As lawmakers are back in Richmond this week to hash out the final details for the two-year state budget, most of the attention has been placed on the contention between both chambers and both parties over Medicaid expansion and giving coverage to over 300,000 low-income Virginians. However, that is not the only funding debate that will played out during the General Assembly’s meeting, for Virginia’s lack of school funding is overshadowed by Medicaid.

A report entitled, “Is School Funding Fair? A National Report Card,” was recently published by the Education Law Center and Rutgers University that gave the Commonwealth a failing grade for how school funding is distributed. In the report, according to state funding distribution numbers from 2015, Virginia was graded at eighth from the bottom.

Analysts from the center claim that state and local spending on education in Virginia is 11 percent lower in areas with the most poverty, including both urban and rural areas.

The disparity in school funding and the distribution thereof has motivated a bipartisan effort from members of the House of Delegates. A new plan is set to invest more resources in Virginia school divisions that lack the funding needed to provide better education for students coming from low-income families.

Delegate Israel O’Quinn (R-Bristol) and Delegate Laschrecse Aird (D-Petersburg) are both spearheading the efforts in poor areas throughout the Commonwealth.

“The two of us had similar issues with lots of school districts that had high at-risk populations,” O’Quinn said according to Radio IQ WVTF.

The delegates wanted $64 million in new school funding for high-poverty areas to assist in teacher recruitment and waning retention rates. However, their efforts were halted in the General Assembly.

The Senate included $7 million in their state budget proposal for the measures, a much more moderate figure. Though, the House did not hold the funds to provide, instead moving the proposed $64 million from state lottery money back to education and school funding.
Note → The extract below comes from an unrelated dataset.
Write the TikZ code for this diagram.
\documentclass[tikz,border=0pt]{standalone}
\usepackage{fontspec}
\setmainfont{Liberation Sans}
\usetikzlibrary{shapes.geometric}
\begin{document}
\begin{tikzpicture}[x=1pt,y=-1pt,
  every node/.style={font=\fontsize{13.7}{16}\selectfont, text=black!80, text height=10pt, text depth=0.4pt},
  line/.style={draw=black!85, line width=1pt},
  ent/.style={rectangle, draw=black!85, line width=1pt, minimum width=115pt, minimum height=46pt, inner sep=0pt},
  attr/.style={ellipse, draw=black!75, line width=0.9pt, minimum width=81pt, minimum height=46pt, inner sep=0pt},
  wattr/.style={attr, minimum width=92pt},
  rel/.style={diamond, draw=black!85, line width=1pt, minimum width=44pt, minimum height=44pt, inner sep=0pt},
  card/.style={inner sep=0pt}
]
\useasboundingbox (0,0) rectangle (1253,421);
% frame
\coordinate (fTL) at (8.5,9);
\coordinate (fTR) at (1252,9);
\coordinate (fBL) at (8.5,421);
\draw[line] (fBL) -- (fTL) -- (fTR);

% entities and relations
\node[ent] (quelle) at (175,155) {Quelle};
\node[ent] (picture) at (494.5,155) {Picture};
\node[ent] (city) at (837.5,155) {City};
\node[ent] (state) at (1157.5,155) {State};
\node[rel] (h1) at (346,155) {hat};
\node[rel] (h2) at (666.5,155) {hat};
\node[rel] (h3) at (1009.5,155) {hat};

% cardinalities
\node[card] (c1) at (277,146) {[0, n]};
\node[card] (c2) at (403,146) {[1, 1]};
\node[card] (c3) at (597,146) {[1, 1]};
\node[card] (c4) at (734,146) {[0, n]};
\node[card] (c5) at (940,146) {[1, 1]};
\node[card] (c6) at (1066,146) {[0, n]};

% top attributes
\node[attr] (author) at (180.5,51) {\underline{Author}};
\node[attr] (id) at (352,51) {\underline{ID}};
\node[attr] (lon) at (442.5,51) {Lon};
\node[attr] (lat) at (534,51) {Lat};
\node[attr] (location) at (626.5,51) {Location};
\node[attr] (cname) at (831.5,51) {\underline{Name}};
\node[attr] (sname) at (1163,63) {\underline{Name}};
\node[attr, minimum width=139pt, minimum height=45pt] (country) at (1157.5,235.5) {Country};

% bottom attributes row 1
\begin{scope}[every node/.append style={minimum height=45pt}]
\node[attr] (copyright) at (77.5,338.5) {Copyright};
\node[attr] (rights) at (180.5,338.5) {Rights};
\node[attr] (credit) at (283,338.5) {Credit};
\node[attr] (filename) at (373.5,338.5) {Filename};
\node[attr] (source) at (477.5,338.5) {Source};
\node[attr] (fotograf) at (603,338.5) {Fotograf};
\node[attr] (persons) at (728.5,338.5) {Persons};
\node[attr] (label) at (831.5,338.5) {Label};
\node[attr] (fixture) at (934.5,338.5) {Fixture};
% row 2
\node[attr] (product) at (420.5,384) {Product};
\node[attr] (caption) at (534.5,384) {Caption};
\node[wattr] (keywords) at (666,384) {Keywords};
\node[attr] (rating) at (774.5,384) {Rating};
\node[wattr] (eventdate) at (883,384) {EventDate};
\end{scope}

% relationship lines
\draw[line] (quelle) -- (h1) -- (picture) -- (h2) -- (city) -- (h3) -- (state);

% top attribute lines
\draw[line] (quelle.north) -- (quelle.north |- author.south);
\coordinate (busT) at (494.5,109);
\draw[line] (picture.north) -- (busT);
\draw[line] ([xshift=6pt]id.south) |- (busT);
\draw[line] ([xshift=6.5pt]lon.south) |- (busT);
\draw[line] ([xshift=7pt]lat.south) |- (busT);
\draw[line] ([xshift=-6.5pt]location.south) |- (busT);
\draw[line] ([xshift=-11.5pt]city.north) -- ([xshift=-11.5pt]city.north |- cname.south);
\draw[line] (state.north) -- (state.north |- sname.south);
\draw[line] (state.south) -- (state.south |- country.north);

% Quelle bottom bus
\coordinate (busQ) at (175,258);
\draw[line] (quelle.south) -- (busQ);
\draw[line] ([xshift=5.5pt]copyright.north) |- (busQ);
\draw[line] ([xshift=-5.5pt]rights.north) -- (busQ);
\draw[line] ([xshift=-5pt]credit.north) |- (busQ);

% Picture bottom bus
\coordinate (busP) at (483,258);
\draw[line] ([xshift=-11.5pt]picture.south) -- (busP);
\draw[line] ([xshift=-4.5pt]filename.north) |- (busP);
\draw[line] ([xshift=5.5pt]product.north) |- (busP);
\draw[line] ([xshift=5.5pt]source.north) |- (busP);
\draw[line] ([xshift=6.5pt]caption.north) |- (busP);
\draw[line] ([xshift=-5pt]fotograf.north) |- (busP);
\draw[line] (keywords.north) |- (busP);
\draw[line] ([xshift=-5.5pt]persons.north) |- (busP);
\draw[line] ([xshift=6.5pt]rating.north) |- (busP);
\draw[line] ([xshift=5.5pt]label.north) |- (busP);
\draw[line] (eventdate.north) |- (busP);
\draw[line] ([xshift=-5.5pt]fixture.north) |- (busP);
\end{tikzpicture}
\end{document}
Chris Duncome at the Commonwealth Institute claims the money from current plans to expand Medicaid will allow for both of those. He believes that moving lottery funding and proposed savings within Medicaid expansion should be used to bolster school funding.

“There’s no reason why the House couldn’t also invest a portion of that undoing of lottery supplanting toward this add on at-risk program. They could use some of the savings from Medicaid expansion to invest in this program,” he explained.

One other budgetary stipulation that will be discussed is whether Virginia teachers will be given a two percent pay raise. While the House has money to provide for that, the Senate does not.